I am sitting in on the session, A Look at Some Management & Technical Challenges, which is moderated by Seth Gottlieb of Optaros. The speakers are Ann Rockley, Jan Johnston-Tyler, Hardware Writing Manager at Juniper Networks, and Scott Handley, Master Technologist at Hewlett-Packard.

  • Some technical difficulties to start, reminding me of something Leo Kottke said warming up for a song. “This song begins like a like of my songs, with a lot of tuning.”
  • Jan Johnston-Tyler’s presentation has the clever title, “Content Management After the Bubble”
  • Jan: Content management used to be an arcane science. Then the internet happened.
  • Jan: Putting the “business” back into the business case for a CMS means relying on real metrics.
  • Ann: Don’t pick the tools first.

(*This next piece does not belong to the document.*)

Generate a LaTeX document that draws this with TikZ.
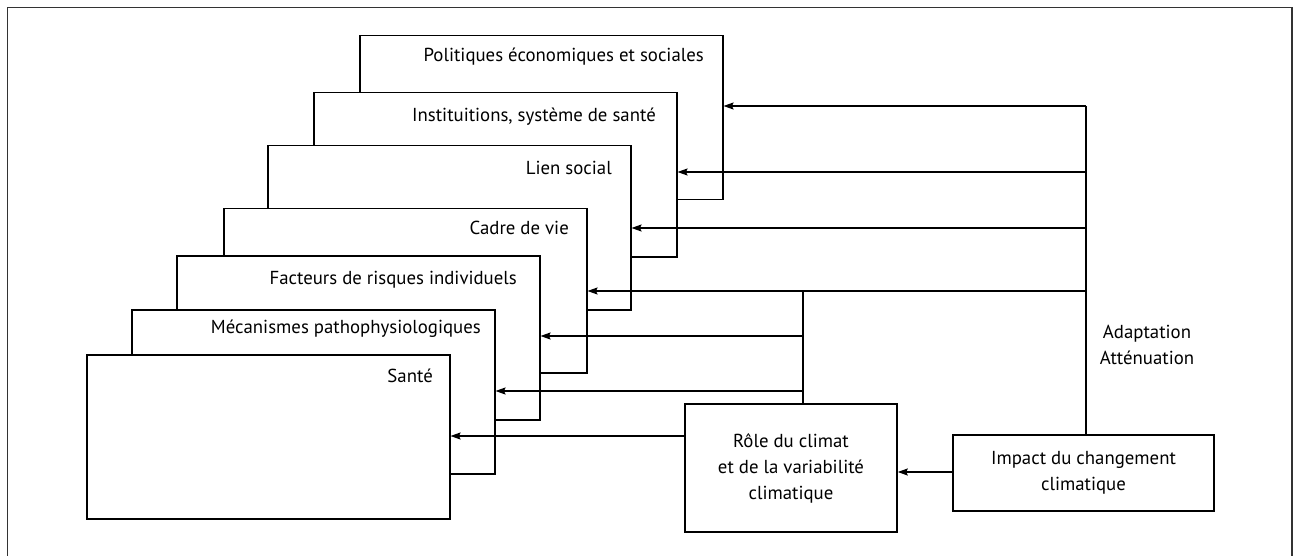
\documentclass[tikz,border=0pt]{standalone}
\usepackage{fontspec}
\setmainfont{PT Sans}
\usetikzlibrary{arrows.meta}
\begin{document}
\begin{tikzpicture}[x=1pt,y=-1pt,
  layer/.style={draw, fill=white, line width=1.5pt, inner sep=0pt, anchor=north west,
    minimum width=363pt, minimum height=164pt},
  lab/.style={anchor=east, inner sep=0pt, font=\fontsize{18.8}{20}\selectfont},
  plain/.style={draw, fill=white, line width=1.5pt, inner sep=0pt, align=center,
    font=\fontsize{18.8}{26}\selectfont},
  conn/.style={line width=1.5pt},
  arr/.style={line width=1.5pt, -{Stealth[length=10pt,width=7pt,inset=1.5pt]}},
  frame/.style={line width=1.6pt, draw=black!80}
]
\useasboundingbox (0,0) rectangle (1298,556);
\draw[frame] (7.5,560) -- (7.5,7.5) -- (1292,7.5) -- (1292,560);

\node[layer] (pol)   at (359,35)  {};
\node[lab]   (lpol)  at (704,57)  {Politiques économiques et sociales};
\node[layer] (ins)   at (313,92)  {};
\node[lab]   (lins)  at (656,117) {Instituitions, système de santé};
\node[layer] (lien)  at (267,145) {};
\node[lab]   (llien) at (612,168) {Lien social};
\node[layer] (cadre) at (223,208) {};
\node[lab]   (lcad)  at (569,228) {Cadre de vie};
\node[layer] (fact)  at (176,255) {};
\node[lab]   (lfac)  at (517,280) {Facteurs de risques individuels};
\node[layer] (meca)  at (131,309) {};
\node[lab]   (lmec)  at (481,329) {Mécanismes pathophysiologiques};
\node[layer] (sante) at (86,354)  {};
\node[lab]   (lsan)  at (433,376) {Santé};

\node[plain, minimum width=212pt, minimum height=128pt] (role) at (791,468)
  {Rôle du climat\\et de la variabilité\\climatique};
\node[plain, minimum width=261pt, minimum height=76pt] (impact) at (1083.5,473)
  {Impact du changement\\climatique};
\node[align=center, inner sep=0pt, font=\fontsize{18.8}{26}\selectfont] (adapt) at (1147,345)
  {Adaptation\\Atténuation};

% trunk A
\coordinate (a1) at (1086,106);
\coordinate (a2) at (1086,172);
\coordinate (a3) at (1086,228);
\coordinate (a4) at (1086,291);
\draw[conn] (a1) -- (a1 |- impact.north);
\draw[arr] (a1) -- (a1 -| pol.east);
\draw[arr] (a2) -- (a2 -| ins.east);
\draw[arr] (a3) -- (a3 -| lien.east);
\draw[arr] (a4) -- (a4 -| cadre.east);
% trunk B
\coordinate (b0) at (803,291);
\coordinate (b1) at (803,336);
\coordinate (b2) at (803,391);
\draw[conn] (b0) -- (b0 |- role.north);
\draw[arr] (b1) -- (b1 -| fact.east);
\draw[arr] (b2) -- (b2 -| meca.east);
% role and impact
\coordinate (r1) at (role.west |- 0,436);
\draw[arr] (r1) -- (r1 -| sante.east);
\coordinate (i1) at (impact.west |- 0,472);
\draw[arr] (i1) -- (i1 -| role.east);
\end{tikzpicture}
\end{document}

Figure out what you need first, and then match the tools.
  • Ann: CM project should be in line with organizational goals
  • Ann: Business groups shouldn’t do CM implementations on their own. They should partner with IT. (Indeed, I would say IT is typically leading the charge these days, and not leaving many departments or business units to do this on their own.
  • Scott is giving a really nice presentation on how to plan for content that needs to be published, updated, and (eventually) retired.
  • Good discussion of controlled vocabularies and who should build them. Experts don’t always realize that the average visitor to the web site may not know the highly specialized vocabulary the expert knows so well.
  • Scott’s HP case study is based on DocBook.
  • Last question: How to demonstrate ROI? Scott: the support staff for the internal publishing has been halved over 5 years. ROI for future enhancements may be harder to quantify.
  • Excellent turnout for the session, everyone seemed to stay, and lots of questions and applause at the end. Clearly, people enjoyed hearing about a real implementation.